Friday, September 10, 2010

Name immaterial, practice is what counts for being a Hindu

Nearly 15 years ago the Supreme Court had found it tough to define Hinduism and had said it was a way of life. Now, it has found it equally difficult to crystallise who could be termed as a Hindu.

Can a person with a Christian name be counted as a Hindu? He can be, said the SC adopting the Shakespearian logic, "what's there in a name", but with two caveats -- he must follow the practices of Hinduism professed in the area and be accepted by the community as a Hindu.

This important ruling came in a case relating to AIADMK MLA M Chandra, whose election from the Rajapalayam scheduled caste reserved constituency was annulled by the Madras High Court faulting her for being a Christian yet concealing the same to contest from a reserved constituency.

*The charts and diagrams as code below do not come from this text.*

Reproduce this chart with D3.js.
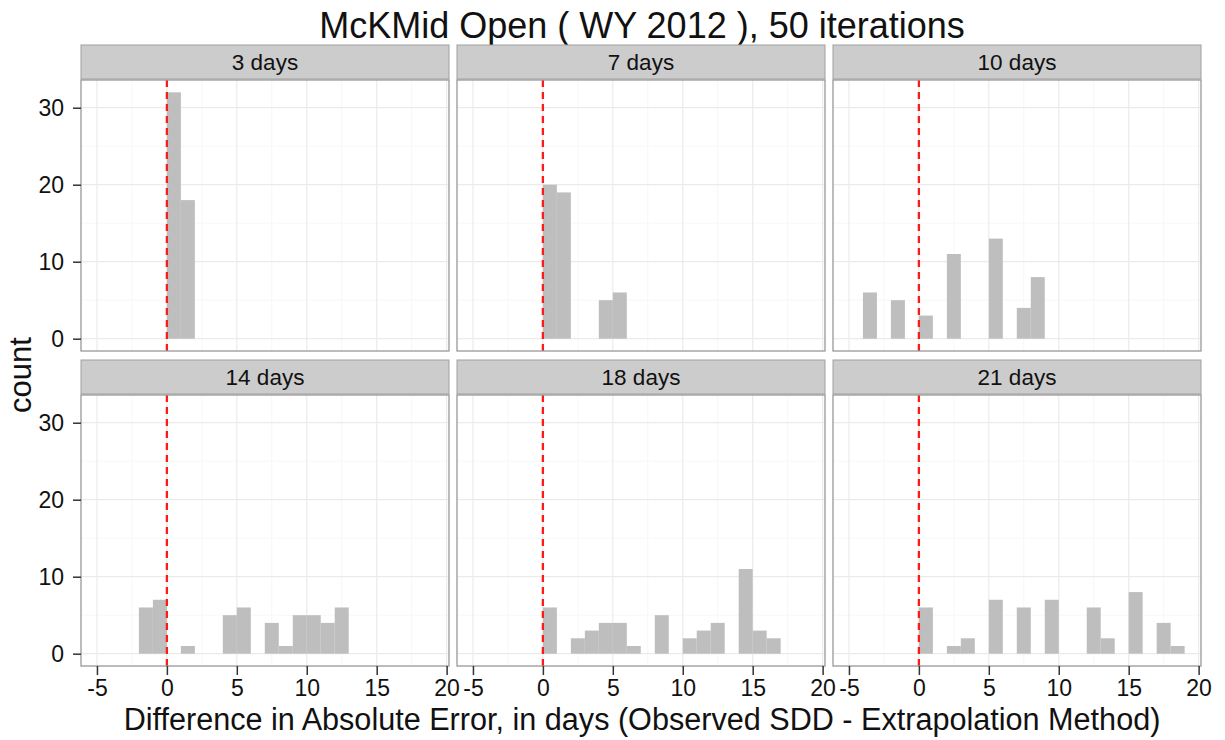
<!DOCTYPE html>
<html>
<head>
<meta charset="utf-8">
<script src="https://cdn.jsdelivr.net/npm/d3@7"></script>
<style>
    body { margin: 0; background: #fff; }
    svg { display: block; }
    text { font-family: "Liberation Sans", Arial, sans-serif; }
</style>
</head>
<body>
<svg id="chart" width="1225" height="740"></svg>
<script>
// facet labels and histogram bins (left edge of each 1-day bin) with counts
var facetLabels = ["3 days", "7 days", "10 days", "14 days", "18 days", "21 days"];

var bins3 = [0, 1];
var counts3 = [32, 18];

var bins7 = [0, 1, 4, 5];
var counts7 = [20, 19, 5, 6];

var bins10 = [-4, -2, 0, 2, 5, 7, 8];
var counts10 = [6, 5, 3, 11, 13, 4, 8];

var bins14 = [-2, -1, 1, 4, 5, 7, 8, 9, 10, 11, 12];
var counts14 = [6, 7, 1, 5, 6, 4, 1, 5, 5, 4, 6];

var bins18 = [0, 2, 3, 4, 5, 6, 8, 10, 11, 12, 14, 15, 16];
var counts18 = [6, 2, 3, 4, 4, 1, 5, 2, 3, 4, 11, 3, 2];

var bins21 = [0, 2, 3, 5, 7, 9, 12, 13, 15, 17, 18];
var counts21 = [6, 1, 2, 7, 6, 7, 6, 2, 8, 4, 1];

var xTicks = [-5, 0, 5, 10, 15, 20];
var xMinor = [-2.5, 2.5, 7.5, 12.5, 17.5];
var yTicks = [0, 10, 20, 30];
var yMinor = [5, 15, 25];

var binWidth = 1;
var refLine = 0;

var chartTitle = "McKMid Open ( WY 2012 ), 50 iterations";
var xTitle = "Difference in Absolute Error, in days (Observed SDD - Extrapolation Method)";
var yTitle = "count";

var allBins = [bins3, bins7, bins10, bins14, bins18, bins21];
var allCounts = [counts3, counts7, counts10, counts14, counts18, counts21];

var panels = facetLabels.map(function (label, i) {
    return {
        label: label,
        data: allBins[i].map(function (b, j) {
            return { x0: b, x1: b + binWidth, n: allCounts[i][j] };
        })
    };
});

var svg = d3.select("#chart");

var panelW = 368;
var panelH = 271;
var colLeft = [81, 457, 833];
var rowTop = [80, 395];
var stripH = 34;

var xScale = d3.scaleLinear()
    .domain([-6.14, 20.17])
    .range([0, panelW]);

var yScale = d3.scaleLinear()
    .domain([-1.6, 33.6])
    .range([panelH, 0]);

// plain hyphen for negatives, like the original
var plain = function (d) { return String(d); };

svg.append("text")
    .attr("x", 642)
    .attr("y", 38)
    .attr("text-anchor", "middle")
    .attr("font-size", "36px")
    .attr("fill", "#111")
    .text(chartTitle);

panels.forEach(function (p, i) {
    var col = i % 3;
    var row = Math.floor(i / 3);
    var g = svg.append("g")
        .attr("transform", "translate(" + colLeft[col] + "," + rowTop[row] + ")");

    // strip
    g.append("rect")
        .attr("x", 0)
        .attr("y", -stripH - 1)
        .attr("width", panelW)
        .attr("height", stripH)
        .attr("fill", "#cccccc")
        .attr("stroke", "#a0a0a0")
        .attr("stroke-width", 1);

    g.append("text")
        .attr("x", panelW / 2)
        .attr("y", -stripH / 2 - 1)
        .attr("dy", "0.35em")
        .attr("text-anchor", "middle")
        .attr("font-size", "22.5px")
        .attr("fill", "#111")
        .text(p.label);

    g.append("rect")
        .attr("width", panelW)
        .attr("height", panelH)
        .attr("fill", "#fff");

    // minor grid
    g.selectAll(".xminor")
        .data(xMinor)
        .enter().append("line")
        .attr("x1", function (d) { return xScale(d); })
        .attr("x2", function (d) { return xScale(d); })
        .attr("y1", 0)
        .attr("y2", panelH)
        .attr("stroke", "#f7f7f7")
        .attr("stroke-width", 1);

    g.selectAll(".yminor")
        .data(yMinor)
        .enter().append("line")
        .attr("y1", function (d) { return yScale(d); })
        .attr("y2", function (d) { return yScale(d); })
        .attr("x1", 0)
        .attr("x2", panelW)
        .attr("stroke", "#f7f7f7")
        .attr("stroke-width", 1);

    // major grid
    g.selectAll(".xmajor")
        .data(xTicks)
        .enter().append("line")
        .attr("x1", function (d) { return xScale(d); })
        .attr("x2", function (d) { return xScale(d); })
        .attr("y1", 0)
        .attr("y2", panelH)
        .attr("stroke", "#ebebeb")
        .attr("stroke-width", 1.2);

    g.selectAll(".ymajor")
        .data(yTicks)
        .enter().append("line")
        .attr("y1", function (d) { return yScale(d); })
        .attr("y2", function (d) { return yScale(d); })
        .attr("x1", 0)
        .attr("x2", panelW)
        .attr("stroke", "#ebebeb")
        .attr("stroke-width", 1.2);

    // bars
    g.selectAll(".bar")
        .data(p.data)
        .enter().append("rect")
        .attr("x", function (d) { return xScale(d.x0); })
        .attr("width", function (d) { return xScale(d.x1) - xScale(d.x0); })
        .attr("y", function (d) { return yScale(d.n); })
        .attr("height", function (d) { return yScale(0) - yScale(d.n); })
        .attr("fill", "#bebebe");

    // reference line
    g.append("line")
        .attr("x1", xScale(refLine))
        .attr("x2", xScale(refLine))
        .attr("y1", 0)
        .attr("y2", panelH)
        .attr("stroke", "#ff1a1a")
        .attr("stroke-width", 2.3)
        .attr("stroke-dasharray", "7,5");

    g.append("rect")
        .attr("width", panelW)
        .attr("height", panelH)
        .attr("fill", "none")
        .attr("stroke", "#999")
        .attr("stroke-width", 1.3);

    if (col === 0) {
        var ya = g.append("g")
            .call(d3.axisLeft(yScale).tickValues(yTicks).tickFormat(plain).tickSize(8).tickPadding(9));
        ya.select(".domain").remove();
        ya.selectAll("line").attr("stroke", "#333").attr("stroke-width", 1.5);
        ya.selectAll("text").attr("font-size", "23px").attr("fill", "#111")
            .style("font-family", "'Liberation Sans', Arial, sans-serif");
    }

    if (row === 1) {
        var xa = g.append("g")
            .attr("transform", "translate(0," + panelH + ")")
            .call(d3.axisBottom(xScale).tickValues(xTicks).tickFormat(plain).tickSize(9).tickPadding(5));
        xa.select(".domain").remove();
        xa.selectAll("line").attr("stroke", "#333").attr("stroke-width", 1.5);
        xa.selectAll("text").attr("font-size", "23px").attr("fill", "#111")
            .style("font-family", "'Liberation Sans', Arial, sans-serif");
    }
});

svg.append("text")
    .attr("x", 642)
    .attr("y", 730)
    .attr("text-anchor", "middle")
    .attr("font-size", "30.6px")
    .attr("fill", "#111")
    .text(xTitle);

svg.append("text")
    .attr("transform", "translate(31,375) rotate(-90)")
    .attr("text-anchor", "middle")
    .attr("font-size", "31px")
    .attr("fill", "#111")
    .text(yTitle);
</script>
</body>
</html>
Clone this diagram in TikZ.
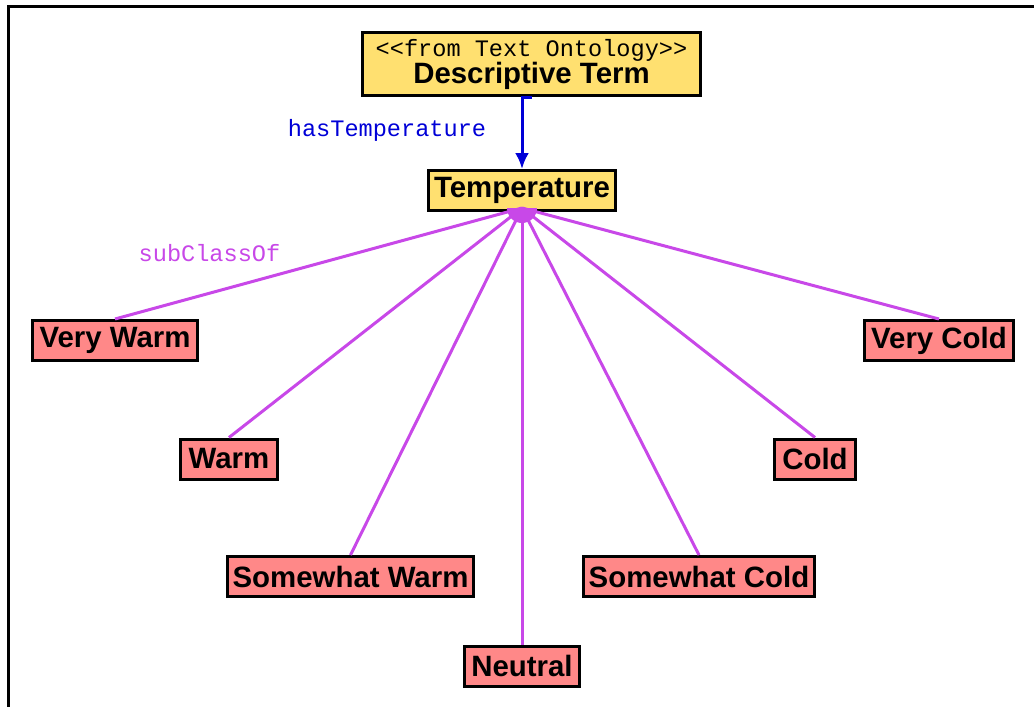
\documentclass[tikz,border=0pt]{standalone}
\usepackage{fontspec}
\setmainfont{Liberation Sans}
\newfontfamily\monofont{Liberation Mono}
\usetikzlibrary{arrows.meta}
\definecolor{termyellow}{RGB}{255,224,112}
\definecolor{valuepink}{RGB}{255,136,136}
\definecolor{isaviolet}{RGB}{200,72,232}
\definecolor{relblue}{RGB}{0,0,215}
\begin{document}
\begin{tikzpicture}[x=1pt,y=-1pt,
  classbox/.style={draw=black, line width=3pt, inner sep=0pt,
    minimum height=40pt, font=\fontsize{29.4}{34}\selectfont\bfseries},
  termbox/.style={classbox, fill=termyellow},
  valuebox/.style={classbox, fill=valuepink},
  monolabel/.style={font=\monofont\fontsize{23.6}{26}\selectfont, inner sep=0pt},
  isa/.style={draw=isaviolet, line width=3pt},
  rel/.style={draw=relblue, line width=3pt, -{Latex[length=16pt,width=14pt]}}]
\useasboundingbox (0,0) rectangle (1034,707);

% frame
\draw[line width=3pt] (1034,6.5) -- (8,6.5) -- (8,707);

% classes
\node[termbox, minimum width=338pt, minimum height=63pt, align=center] (dt) at (531.5,64)
  {{\monofont\mdseries\fontsize{23.6}{26}\selectfont <\kern0pt<from Text Ontology>\kern0pt>}\\[-7pt]Descriptive Term};
\node[termbox, minimum width=187pt] (temp) at (522,190.5) {Temperature};

\node[valuebox, minimum width=165pt] (vw) at (115,340.5) {Very Warm};
\node[valuebox, minimum width=97pt]  (w)  at (229,459) {Warm};
\node[valuebox, minimum width=246pt] (sw) at (350.5,576.5) {Somewhat Warm};
\node[valuebox, minimum width=115pt] (n)  at (522,666) {Neutral};
\node[valuebox, minimum width=231pt] (sc) at (699,576.5) {Somewhat Cold};
\node[valuebox, minimum width=81pt]  (c)  at (815,459) {Cold};
\node[valuebox, minimum width=149pt] (vc) at (939,340.5) {Very Cold};

% labels
\node[monolabel, text=relblue] (hasT) at (387,130) {hasTemperature};
\node[monolabel, text=isaviolet] (subc) at (209.5,253) {subClassOf};

% property arrow
\draw[rel] (dt.south) -- (temp.north |- dt.south) -- (temp.north);

% subclass links meeting at a common hub
\coordinate (hub) at (522,208);
\foreach \k in {vw,w,sw,n,sc,c,vc}
  \draw[isa] (hub) -- (\k.north);
\fill[isaviolet] (507,208) -- (537,208) arc[start angle=0, end angle=-180, radius=15pt] -- cycle;
\end{tikzpicture}
\end{document}
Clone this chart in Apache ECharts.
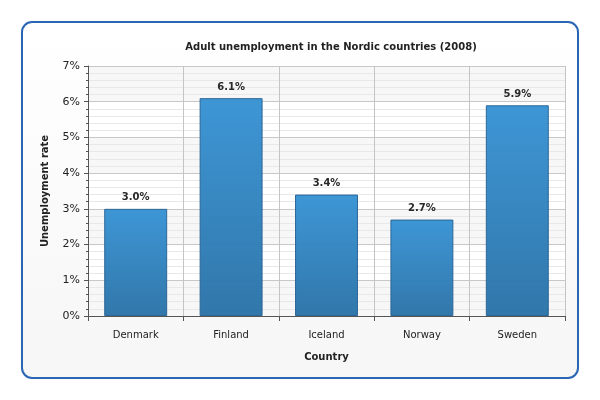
<!DOCTYPE html>
<html><head><meta charset="utf-8">
<script src="https://cdn.jsdelivr.net/npm/echarts@6/dist/echarts.min.js"></script>
<style>html,body{margin:0;padding:0;background:#fff}#c{width:600px;height:400px}</style>
</head><body><div id="c"></div>
<script>
const categories = ['Denmark', 'Finland', 'Iceland', 'Norway', 'Sweden'];
const unemployment = [3.0, 6.1, 3.4, 2.7, 5.9];
const yTicks = [0, 1, 2, 3, 4, 5, 6, 7];

const chart = echarts.init(document.getElementById('c'), null, {renderer: 'canvas'});
const font = 'DejaVu Sans, Verdana, sans-serif';
chart.setOption({
  animation: false,
  graphic: [{
    type: 'rect', z: -10, silent: true,
    shape: {x: 22, y: 22, width: 556, height: 356, r: 10},
    style: {
      fill: new echarts.graphic.LinearGradient(0, 0, 0, 1, [
        {offset: 0, color: '#ffffff'}, {offset: 1, color: '#f6f6f6'}]),
      stroke: '#2a66b4', lineWidth: 2
    }
  }],
  title: {
    text: 'Adult unemployment in the Nordic countries (2008)',
    left: 326, top: 37, textAlign: 'center',
    textStyle: {fontFamily: font, fontSize: 10, fontWeight: 'bold', color: '#222'}
  },
  grid: {left: 88, right: 35, top: 66, bottom: 84, containLabel: false},
  xAxis: {
    type: 'category', data: categories,
    name: 'Country', nameLocation: 'middle', nameGap: 36,
    nameTextStyle: {fontFamily: font, fontSize: 10, fontWeight: 'bold', color: '#222'},
    axisLine: {lineStyle: {color: '#555', width: 1}},
    axisTick: {show: true, length: 5, lineStyle: {color: '#555'}},
    axisLabel: {fontFamily: font, fontSize: 10, color: '#222', margin: 14},
    splitLine: {show: true, lineStyle: {color: '#c4c4c4'}}
  },
  yAxis: {
    type: 'value', min: 0, max: 7, interval: 1,
    name: 'Unemployment rate', nameLocation: 'middle', nameGap: 38, nameRotate: 90,
    nameTextStyle: {fontFamily: font, fontSize: 10, fontWeight: 'bold', color: '#222'},
    axisLine: {show: true, lineStyle: {color: '#555'}},
    axisTick: {show: true, length: 4, lineStyle: {color: '#555'}},
    minorTick: {show: true, splitNumber: 5, length: 2, lineStyle: {color: '#555'}},
    axisLabel: {fontFamily: font, fontSize: 11, color: '#222', margin: 8,
      formatter: v => yTicks.includes(v) ? v + '%' : ''},
    splitLine: {show: true, lineStyle: {color: '#c8c8c8'}},
    minorSplitLine: {show: true, lineStyle: {color: '#e8e8e8'}},
    splitArea: {show: true, areaStyle: {color: ['#f7f7f7', '#ffffff']}}
  },
  series: [{
    type: 'bar', data: unemployment, barWidth: '66%',
    itemStyle: {
      color: new echarts.graphic.LinearGradient(0, 0, 0, 1, [
        {offset: 0, color: '#3893d4'}, {offset: 1, color: '#2b73a8'}]),
      borderColor: '#2a6496', borderWidth: 1, opacity: 0.97
    },
    label: {show: true, position: 'top', distance: 6,
      formatter: p => p.value.toFixed(1) + '%',
      fontFamily: font, fontSize: 10, fontWeight: 'bold', color: '#222'}
  }]
});
</script></body></html>
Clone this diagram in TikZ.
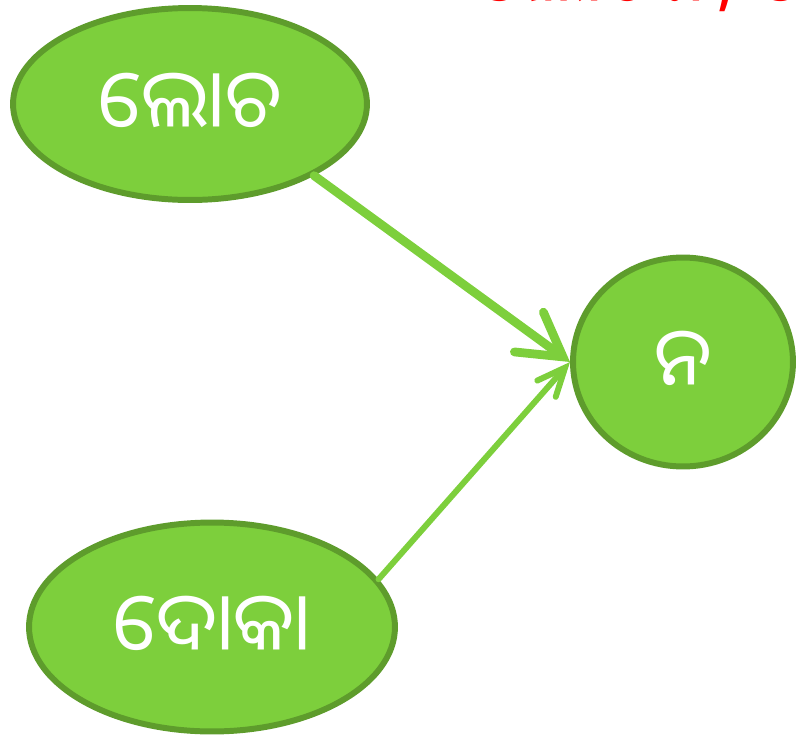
\documentclass[tikz,border=0pt]{standalone}
\usepackage{fontspec}
\newfontfamily\odia[Script=Oriya]{Noto Sans Oriya UI}
\usetikzlibrary{arrows.meta, shapes.geometric}
\definecolor{leafFill}{RGB}{125,207,60}
\definecolor{leafEdge}{RGB}{94,156,44}
\begin{document}
\begin{tikzpicture}[x=0.02cm, y=-0.02cm,
    wordStyle/.style={ellipse, draw=leafEdge, fill=leafFill, line width=3.4pt, inner sep=0pt, text=white, font=\odia\fontsize{46}{54}\selectfont},
    linkStyle/.style={draw=leafFill, line cap=round}]
                    \useasboundingbox (0, 0) rectangle (796, 738);
                    \node[wordStyle, minimum width=7.08cm, minimum height=3.84cm](lochana) at (190, 104) {ଲୋଚ};
                    \node[wordStyle, minimum width=7.32cm, minimum height=4.18cm](doka) at (212, 627) {ଦୋକା};
                    \node[wordStyle, minimum width=4.4cm, minimum height=4.18cm](na) at (683, 362) {ନ};
                    \node[text=red, anchor=base west, font=\odia\fontsize{46}{54}\selectfont](title) at (470, 8) {ଲୋଚନ, ଦୋକାନ};

                    \draw[linkStyle, line width=5pt, -{Straight Barb[length=24pt, width=28pt, line cap=round]}] (lochana.-30) -- (na.west);
                    \draw[linkStyle, line width=3.4pt, -{Straight Barb[length=16pt, width=14pt, line cap=round]}] (doka.16) -- (na.west);
                \end{tikzpicture}
\end{document}
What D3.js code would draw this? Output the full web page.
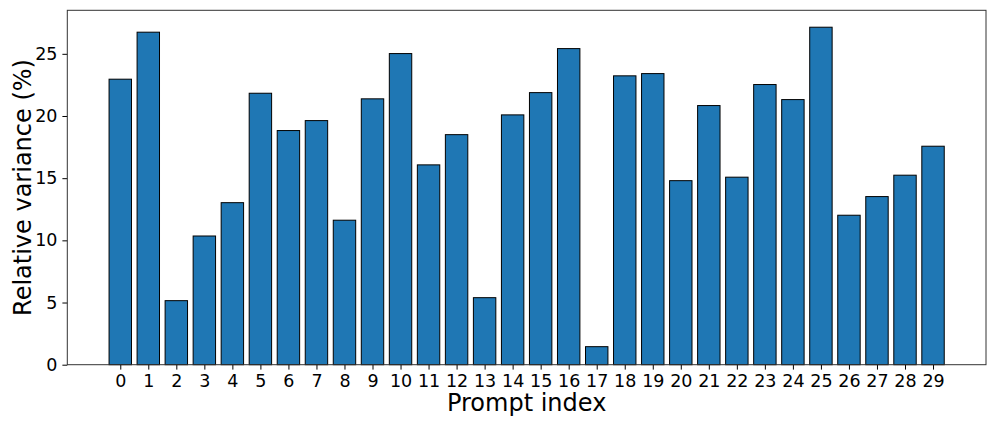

Accepting her arguments that she had converted to Hinduism and had always practised Hindu rituals, a Bench comprising Justices D K Jain and H L Dattu said that as long as she was accepted as part of the Hindu community in the locality and there was nothing to contradict that she had converted to Hinduism, her election could not have been set aside.

Justice Dattu, writing the judgment for the Bench, said: "Hinduism is not a religion with one God and one Holy Scripture. The practices vary from region to region, place to place. The Gods worshipped, the customs, traditions, practices, rituals etc. they all differ, yet all these people are Hindus."

"The determination of religious acceptance of a person must not be made on his name or his birth. When a person intends to profess Hinduism, and he does all that is required by the practices of Hinduism in the religion or by the caste to which he belongs, and he is accepted as a Hindu by all persons around him," the Bench said.

Quoting from the book "Facets of Hinduism" by Swami Harshananda, Justice Dattu said: "Hinduism appears to be a very complex religion. It is like a centre of gravity doll which always regains its upright position however much it may be upset. Hinduism does not have a single founder, a single book, a single church or even a single way of life."